La Cour et la Chambre régionale des comptes de Corse formulent en conséquence « les recommandations suivantes à la Collectivité territoriale de Corse, mais concernant également l’État, en particulier en tant que financeur: définir clairement le rôle de l’Office des transports dans la conception et la gestion de la continuité territoriale, aussi bien maritime qu’aérienne, et mettre en place une véritable tutelle sur l’établissement; renforcer les contrôles de la mise en œuvre, de l’exécution par les compagnies des OSP; mettre en place les outils d’évaluation nécessaires à un débat global et objectif sur ce sujet; favoriser les conditions de concurrence en anticipant davantage le lancement des procédures d’attribution des délégations de service public. »

« Je partage l’analyse de la Cour ainsi que ses recommandations adressées à la collectivité territoriale de Corse en la matière », explique le ministre du Budget qui précise que « l’État n’a pas compétence pour intervenir sur les modalités d’utilisation par la collectivité de la dotation de continuité territoriale ». « Ce document n’entraîne de ma part aucune observation, analyse ou critique dont je pourrais souhaiter la publication », note le président de l’exécutif de la CTC qui souligne que « l’exécutif de Corse n’a pas toujours disposé des moyens qui lui auraient été nécessaires pour l’exercice de cette tutelle ».

Les longues réponses de l’OTC, de son ancien président, de la SNCM et de Corsica Ferries sont consultables sur le site www.ccomptes.fr rubrique « les derniers rapports ». Pour public averti seulement.

Corsica Ferries, made in CH?

« Corsica Ferries France, dont le chiffre d’affaires s’est élevé à 196 M€ en 2009, est une société par actions simplifiée dont le siège est à Bastia, note la Cour. Elle est contrôlée par une holding intermédiaire siégeant également à Bastia qui appartient elle-même à une holding tête de groupe (Lozali SA) domiciliée à Genève depuis 2006. Son président fait partie du directoire de la holding Lazoli SA. L’armateur des bateaux (Forship SPA) est basé à Gênes. »
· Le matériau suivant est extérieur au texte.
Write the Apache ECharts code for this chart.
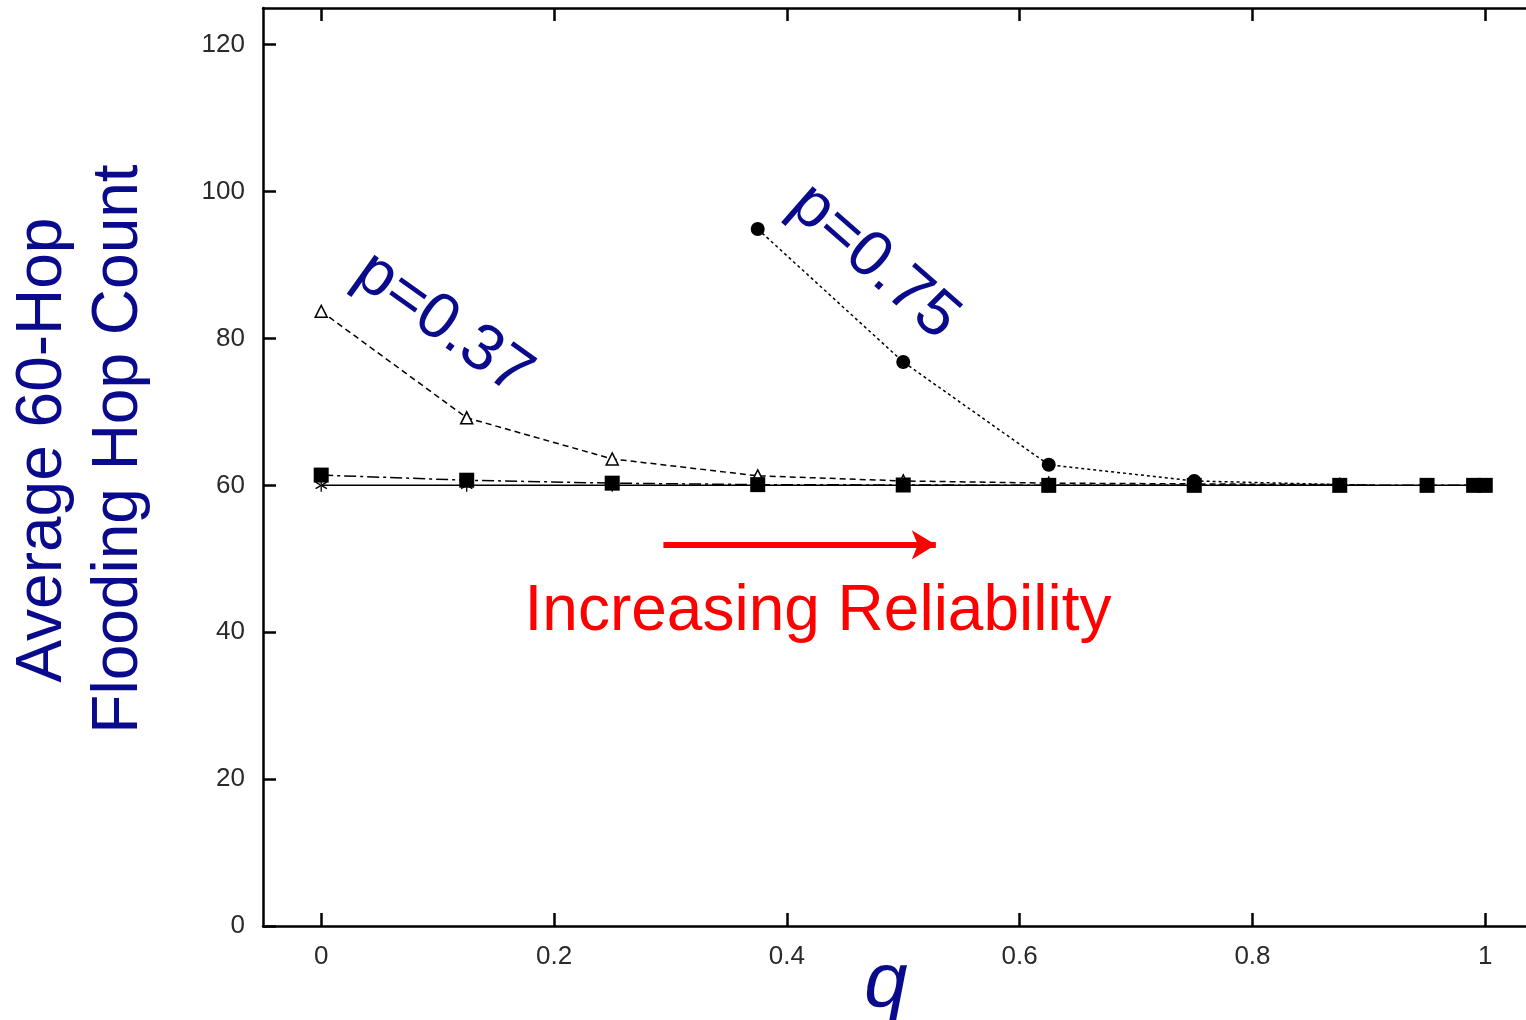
<!DOCTYPE html>
<html>
<head>
<meta charset="utf-8">
<script src="https://cdn.jsdelivr.net/npm/echarts@6/dist/echarts.min.js"></script>
<style>html,body{margin:0;padding:0;background:#fff}#c{width:1526px;height:1020px}</style>
</head>
<body>
<div id="c"></div>
<script>
// ---- data ----
var xTicks = [0, 0.2, 0.4, 0.6, 0.8, 1];
var yTicks = [0, 20, 40, 60, 80, 100, 120];

var qBase = [0, 0.125, 0.25, 0.375, 0.5, 0.625, 0.75, 0.875, 1];
var vBase = [60, 60, 60, 60, 60, 60, 60, 60, 60];

var qSquare = [0, 0.125, 0.25, 0.375, 0.5, 0.625, 0.75, 0.875, 0.95, 0.99, 1];
var vSquare = [61.4, 60.7, 60.3, 60.1, 60.05, 60, 60, 60, 60, 60, 60];

var qTri = [0, 0.125, 0.25, 0.375, 0.5, 0.625, 0.75, 0.875];
var vTri = [83.7, 69.2, 63.6, 61.3, 60.6, 60.3, 60.2, 60.1];
var triTail = [0.905, 60.0];

var qCirc = [0.375, 0.5, 0.625, 0.75, 0.875];
var vCirc = [94.9, 76.8, 62.8, 60.6, 60.1];
var circTail = [0.905, 60.0];

var arrowFrom = [0.294, 51.9];
var arrowTo = [0.528, 51.9];

function zip(a, b) { return a.map(function (x, i) { return [x, b[i]]; }); }

var starPath = 'path://M-0.1,-1L0.1,-1L0.1,1L-0.1,1Z' +
  'M0.816,0.587L0.916,0.413L-0.816,-0.587L-0.916,-0.413Z' +
  'M-0.916,0.413L-0.816,0.587L0.916,-0.413L0.816,-0.587Z';

var navy = '#0a0a8c';
var labelFont = { fontFamily: 'Liberation Sans', fontSize: 26, color: '#2a2a2a' };

var chart = echarts.init(document.getElementById('c'), null, { renderer: 'canvas' });
chart.setOption({
  animation: false,
  backgroundColor: '#fff',
  grid: { left: 263, top: 8, right: 0, bottom: 94, containLabel: false },
  xAxis: [{
    type: 'value', min: -0.05, max: 1.035, position: 'bottom',
    axisLine: { show: true, onZero: false, lineStyle: { color: '#000', width: 2.5 } },
    axisTick: { show: true, inside: true, length: 13, customValues: xTicks, lineStyle: { color: '#000', width: 2.5 } },
    axisLabel: Object.assign({ customValues: xTicks, margin: 18, formatter: function (v) { return String(v); } }, labelFont),
    splitLine: { show: false }
  }, {
    type: 'value', min: -0.05, max: 1.035, position: 'top',
    axisLine: { show: true, onZero: false, lineStyle: { color: '#000', width: 2.5 } },
    axisTick: { show: true, inside: true, length: 13, customValues: xTicks, lineStyle: { color: '#000', width: 2.5 } },
    axisLabel: { show: false },
    splitLine: { show: false }
  }],
  yAxis: [{
    type: 'value', min: 0, max: 125,
    axisLine: { show: true, onZero: false, lineStyle: { color: '#000', width: 2.5 } },
    axisTick: { show: true, inside: true, length: 13, customValues: yTicks, lineStyle: { color: '#000', width: 2.5 } },
    axisLabel: Object.assign({ customValues: yTicks, margin: 18 }, labelFont),
    splitLine: { show: false }
  }],
  graphic: [
    { type: 'text', x: 43, y: 450, rotation: Math.PI / 2, style: { text: 'Average 60-Hop', font: '64px "Liberation Sans"', fill: navy, align: 'center', verticalAlign: 'middle' } },
    { type: 'text', x: 119, y: 449, rotation: Math.PI / 2, style: { text: 'Flooding Hop Count', font: '64px "Liberation Sans"', fill: navy, align: 'center', verticalAlign: 'middle' } },
    { type: 'text', x: 886, y: 985, style: { text: 'q', font: 'italic 78px "Liberation Sans"', fill: navy, align: 'center', verticalAlign: 'middle' } },
    { type: 'text', x: 443, y: 324, rotation: -0.62, style: { text: 'p=0.37', font: '65px "Liberation Sans"', fill: navy, align: 'center', verticalAlign: 'middle' } },
    { type: 'text', x: 874, y: 262, rotation: -0.72, style: { text: 'p=0.75', font: '65px "Liberation Sans"', fill: navy, align: 'center', verticalAlign: 'middle' } },
    { type: 'text', x: 818, y: 612, style: { text: 'Increasing Reliability', font: '64px "Liberation Sans"', fill: '#ff0000', align: 'center', verticalAlign: 'middle' } }
  ],
  series: [
    {
      name: 'base', type: 'line', data: zip(qBase, vBase), silent: true,
      lineStyle: { color: '#000', width: 1.5, type: 'solid' },
      symbol: starPath, symbolKeepAspect: true, symbolSize: 13,
      itemStyle: { color: '#000' }, z: 2,
      markLine: {
        silent: true, symbol: ['none', 'arrow'], symbolSize: [22, 24],
        label: { show: false },
        lineStyle: { color: '#ff0000', width: 6, type: 'solid' },
        data: [[{ coord: arrowFrom }, { coord: arrowTo }]]
      }
    },
    {
      name: 'tri', type: 'line', silent: true,
      data: zip(qTri, vTri).concat([{ value: triTail, symbol: 'none' }]),
      lineStyle: { color: '#000', width: 1.5, type: [6, 4] },
      symbol: 'triangle', symbolSize: 12,
      itemStyle: { color: '#fff', borderColor: '#000', borderWidth: 1.5 }, z: 3
    },
    {
      name: 'circ', type: 'line', silent: true,
      data: zip(qCirc, vCirc).concat([{ value: circTail, symbol: 'none' }]),
      lineStyle: { color: '#000', width: 1.5, type: [3, 3] },
      symbol: 'circle', symbolSize: 14,
      itemStyle: { color: '#000' }, z: 4
    },
    {
      name: 'square', type: 'line', silent: true,
      data: zip(qSquare, vSquare),
      lineStyle: { color: '#000', width: 1.5, type: [12, 4, 3, 4] },
      symbol: 'rect', symbolSize: 15,
      itemStyle: { color: '#000' }, z: 5
    }
  ]
});
</script>
</body>
</html>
Moby Corse arrête faute d’être remboursée

Le 16 février, la compagnie italienne Moby Line a annoncé qu’elle était « obligée de prévoir l’annulation de tous les départs à partir du 25 février sur la ligne Toulon-Bastia. Malheureusement, la hausse du prix du carburant qui ne semble pas ralentir et le non-paiement des subventions prévues par la Région Corse, auxquelles Moby a droit pour avoir, jusqu’à présent, honoré ses engagements en matière de continuité territoriale, l’obligent à prendre, à regret, cette décision […]».

Ancien administrateur de l’OTC, Fabien Paoli, président de Moby France, installée à Bastia et gestionnaire de la desserte Toulon-Bastia, est intarissable sur la non-réponse de l’OTC à sa demande d’aide sociale déposée en décembre 2009. Puis sur le silence de l’OTC à la suite du dépôt de l’ensemble de justificatifs déposés par Moby Line à la demande de l’OTC après que le tribunal administratif l’a sommé de répondre à la demande de décembre 2009. À ce jour, selon ses factures détaillées par catégorie d’ayant-droit à l’aide sociale, Moby Line devrait recevoir 800 000€, estime Fabien Paoli.